Ahhhh…Lainey’s toes in that first picture! Do our babies’ toes ever get old? Reminds me of how quickly even my own babies are growing. Happy Birthday Lainey!
Love ya in Tejas,
Melissa
Oh I am one of those lurkers who for many years have been inhaling your words and your stories and your pictures with gusto!
Lately the attackers have been relentless, with an unknown agenda, although they claim altruism.
We live in a time where immediate communication modes can have ramifications. People seem to feel compelled to go on a tirade about specific information that they really have no business thinking that they are entitled too.
If you do not like someone’s blog kindly do not read it. If you want more information re a topic, or a company’s mission, business goals/profits, etc. than contact the company directly! This mean spiritedness and high-schoolish type of internet tirade is sad to read, and I am glad Kelle is taking charge and deleting the malicious and uncalled comments on her blog.
1. I’m dying to delete my email inbox. I’m back up to 16,000 emails and I might just delete them when I get back from BEA next week. (I need to be on Extreme Hoarders: Email Edition. Who am I kidding?
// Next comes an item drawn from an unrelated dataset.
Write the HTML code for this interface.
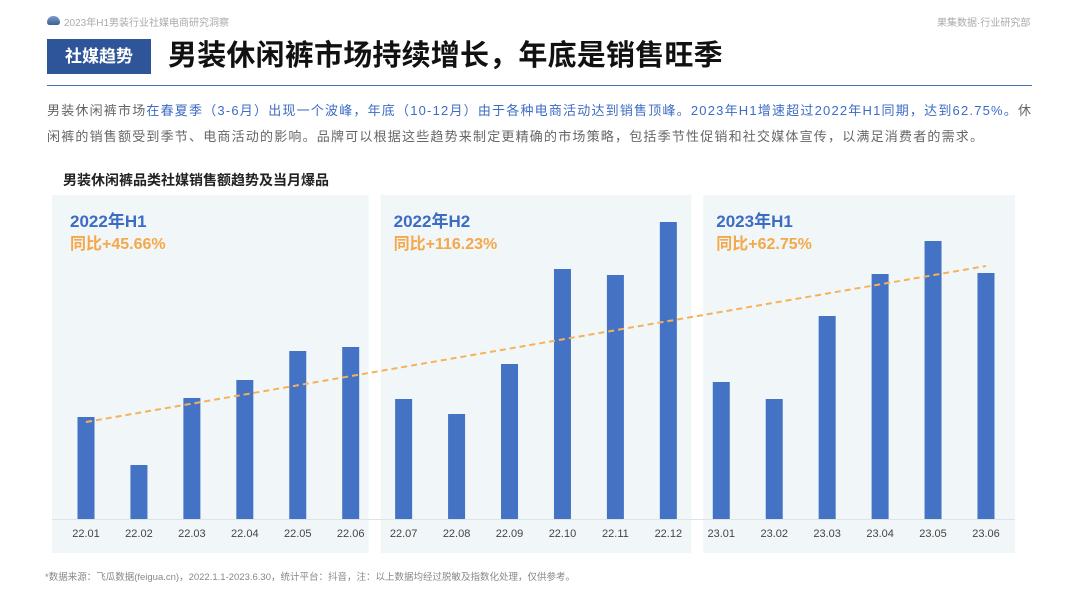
<!DOCTYPE html>
<html><head><meta charset="utf-8"><style>
body{margin:0;width:1080px;height:608px;background:#fff;font-family:"Liberation Sans","Noto Sans CJK SC",sans-serif;position:relative;overflow:hidden}
.abs{position:absolute;white-space:nowrap}
</style></head><body>
<div class="abs" style="left:47px;top:16px;width:13px;height:9px;border-radius:7px 7px 3px 3px;background:linear-gradient(#7a9cc8,#3d5f92)"></div>
<div class="abs" style="left:64px;top:14px;font-size:10px;color:#aaa">2023年H1男装行业社媒电商研究洞察</div>
<div class="abs" style="left:937px;top:14px;font-size:10px;color:#aaa">果集数据·行业研究部</div>
<div class="abs" style="left:47px;top:39px;width:104px;height:35px;background:#2e5597;color:#fff;font-size:17px;font-weight:bold;line-height:35px;text-align:center">社媒趋势</div>
<div class="abs" style="left:168px;top:36px;font-size:29px;font-weight:bold;color:#111;line-height:40px;letter-spacing:0.2px">男装休闲裤市场持续增长，年底是销售旺季</div>
<div class="abs" style="left:47px;top:85px;width:985px;height:1px;background:#4a72b8"></div>
<div class="abs" style="left:47px;top:98px;width:995px;white-space:normal;font-size:13px;line-height:26px;color:#666;letter-spacing:1.2px">男装休闲裤市场<span style="color:#3d6cc4">在春夏季（3-6月）出现一个波峰，年底（10-12月）由于各种电商活动达到销售顶峰。2023年H1增速超过2022年H1同期，达到62.75%。</span>休闲裤的销售额受到季节、电商活动的影响。品牌可以根据这些趋势来制定更精确的市场策略，包括季节性促销和社交媒体宣传，以满足消费者的需求。</div>
<div class="abs" style="left:63px;top:170px;font-size:14px;font-weight:bold;color:#222">男装休闲裤品类社媒销售额趋势及当月爆品</div>
<svg class="abs" style="left:0;top:0" width="1080" height="608">
<g id="panels"></g><g id="bars"></g><g id="labels"></g><g id="trend"></g>
</svg>
<div class="abs" style="left:45px;top:569px;font-size:9.5px;color:#888">*数据来源：飞瓜数据(feigua.cn)，2022.1.1-2023.6.30，统计平台：抖音，注：以上数据均经过脱敏及指数化处理，仅供参考。</div>
<script>
const categories=["22.01","22.02","22.03","22.04","22.05","22.06","22.07","22.08","22.09","22.10","22.11","22.12","23.01","23.02","23.03","23.04","23.05","23.06"];
const salesValues=[102,54,121,139,168,172,120,105,155,250,244,297,137,120,203,245,278,246];
const periodNames=["2022年H1","2022年H2","2023年H1"];
const periodGrowth=["同比+45.66%","同比+116.23%","同比+62.75%"];
const trendStart=97, trendEnd=253;
const NS="http://www.w3.org/2000/svg";
const x0=86, step=52.94, base=519, bw=17;
function xs(i){return x0+i*step}
function ys(v){return base-v}
function mk(t,a,p){const e=document.createElementNS(NS,t);for(const k in a)e.setAttribute(k,a[k]);p.appendChild(e);return e}
const P=document.getElementById('panels'),B=document.getElementById('bars'),L=document.getElementById('labels'),T=document.getElementById('trend');
const padL=[34,23,18], padR=[18,23,29], txtOff=[18,13,13];
periodNames.forEach((n,k)=>{
 const l=xs(k*6)-padL[k], r=xs(k*6+5)+padR[k];
 const rect=mk('rect',{x:l,y:195,width:r-l,height:358,fill:'#f1f7f8'},P);
 
 
 const t1=mk('text',{x:l+txtOff[k],y:227,fill:'#3d6cc4','font-size':17,'font-weight':'bold'},P);t1.textContent=n;
 
 
 const t2=mk('text',{x:l+txtOff[k],y:249,fill:'#f5a84a','font-size':16,'font-weight':'bold'},P);t2.textContent=periodGrowth[k];
 
 
});
const ax=mk('line',{x1:52,x2:1015,y1:base+0.5,y2:base+0.5,stroke:'#dde4e6'},P);


categories.forEach((c,i)=>{
 const r=mk('rect',{x:xs(i)-bw/2,y:ys(salesValues[i]),width:bw,height:salesValues[i],fill:'#4472c4'},B);
 
 
 const t=mk('text',{x:xs(i),y:537,'text-anchor':'middle','font-size':11,fill:'#444'},L);t.textContent=c;
 
 
});
const tl=mk('line',{x1:xs(0),y1:ys(trendStart),x2:xs(categories.length-1),y2:ys(trendEnd),stroke:'#f5b25a','stroke-width':2,'stroke-dasharray':'6,4'},T);


</script>
</body></html>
I’ll never delete them! lol)
2. I love The Artist’s Way. There’s actually an Artist’s Way app for your phone. It comes in handy when you don’t have your journal on hand.
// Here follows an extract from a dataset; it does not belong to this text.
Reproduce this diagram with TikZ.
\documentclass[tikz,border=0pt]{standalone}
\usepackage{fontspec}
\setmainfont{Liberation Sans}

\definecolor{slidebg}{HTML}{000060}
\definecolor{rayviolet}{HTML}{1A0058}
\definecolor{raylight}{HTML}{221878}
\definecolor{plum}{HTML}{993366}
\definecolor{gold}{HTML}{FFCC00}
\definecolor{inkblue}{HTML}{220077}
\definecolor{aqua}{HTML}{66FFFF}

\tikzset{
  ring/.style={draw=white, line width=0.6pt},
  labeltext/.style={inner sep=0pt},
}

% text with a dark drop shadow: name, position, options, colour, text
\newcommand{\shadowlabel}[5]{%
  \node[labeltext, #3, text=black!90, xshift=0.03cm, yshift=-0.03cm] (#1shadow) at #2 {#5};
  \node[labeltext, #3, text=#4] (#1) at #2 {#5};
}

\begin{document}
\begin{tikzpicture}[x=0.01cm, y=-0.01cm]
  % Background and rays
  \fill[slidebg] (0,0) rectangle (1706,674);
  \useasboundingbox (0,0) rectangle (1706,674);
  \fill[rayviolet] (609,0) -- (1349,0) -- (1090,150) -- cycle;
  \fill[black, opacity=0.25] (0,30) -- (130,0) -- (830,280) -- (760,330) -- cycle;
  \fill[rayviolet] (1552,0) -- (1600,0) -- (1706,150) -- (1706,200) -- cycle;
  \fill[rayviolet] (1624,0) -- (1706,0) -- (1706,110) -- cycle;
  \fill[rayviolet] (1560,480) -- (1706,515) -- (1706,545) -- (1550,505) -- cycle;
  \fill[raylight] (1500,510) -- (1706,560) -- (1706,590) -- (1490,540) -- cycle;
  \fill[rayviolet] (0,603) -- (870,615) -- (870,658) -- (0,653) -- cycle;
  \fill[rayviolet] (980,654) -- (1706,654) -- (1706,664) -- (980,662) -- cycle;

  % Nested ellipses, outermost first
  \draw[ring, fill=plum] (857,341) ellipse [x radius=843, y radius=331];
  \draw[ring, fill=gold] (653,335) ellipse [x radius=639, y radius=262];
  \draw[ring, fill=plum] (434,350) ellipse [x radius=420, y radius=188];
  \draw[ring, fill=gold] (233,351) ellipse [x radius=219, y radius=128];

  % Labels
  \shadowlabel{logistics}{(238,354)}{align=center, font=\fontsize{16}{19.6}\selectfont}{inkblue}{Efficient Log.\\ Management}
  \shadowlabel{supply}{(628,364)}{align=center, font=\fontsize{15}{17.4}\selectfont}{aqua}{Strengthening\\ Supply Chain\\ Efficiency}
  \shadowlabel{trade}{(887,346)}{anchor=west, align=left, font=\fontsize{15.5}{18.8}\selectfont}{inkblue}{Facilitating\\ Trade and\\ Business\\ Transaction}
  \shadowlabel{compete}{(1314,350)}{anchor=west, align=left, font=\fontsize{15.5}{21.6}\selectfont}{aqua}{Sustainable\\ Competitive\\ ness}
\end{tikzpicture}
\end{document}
3. Your babies are gorgeous and Nella’s Popsicle tattoo is adorbs! My boys would love it!:)
We are taking our sixth month old daughter to San Diego this weekend on our first family vacation. Your post made me so excited to start building these summer memories right from the beginning! Beautiful pictures.
Re-read this blog post. I think most everyone (well those in the so-called first world anyway, where the basic necessities of life are met, although certainly not always. In my own city in one of the richest countries in the world there are homeless folks and undernourished children) feels called toward a purpose. Otherwise, if we didn’t find meaning in our lives, we’d be without hope and the human brain is wired for hope. I think this is why Oprah’s brand does so well – she knows precisely how to tap into that need for purpose, that need to matter. I also think that is the huge appeal of God – the idea of being known individually by God feels quite profound. If everyone feels this way does it make it less real? I’m wondering. Trying to wrap my head around it – if it is part of the human condition to feel driven by God toward a purpose – is it merely something that is hard-wired into our brains this need to matter? Does it make it less real?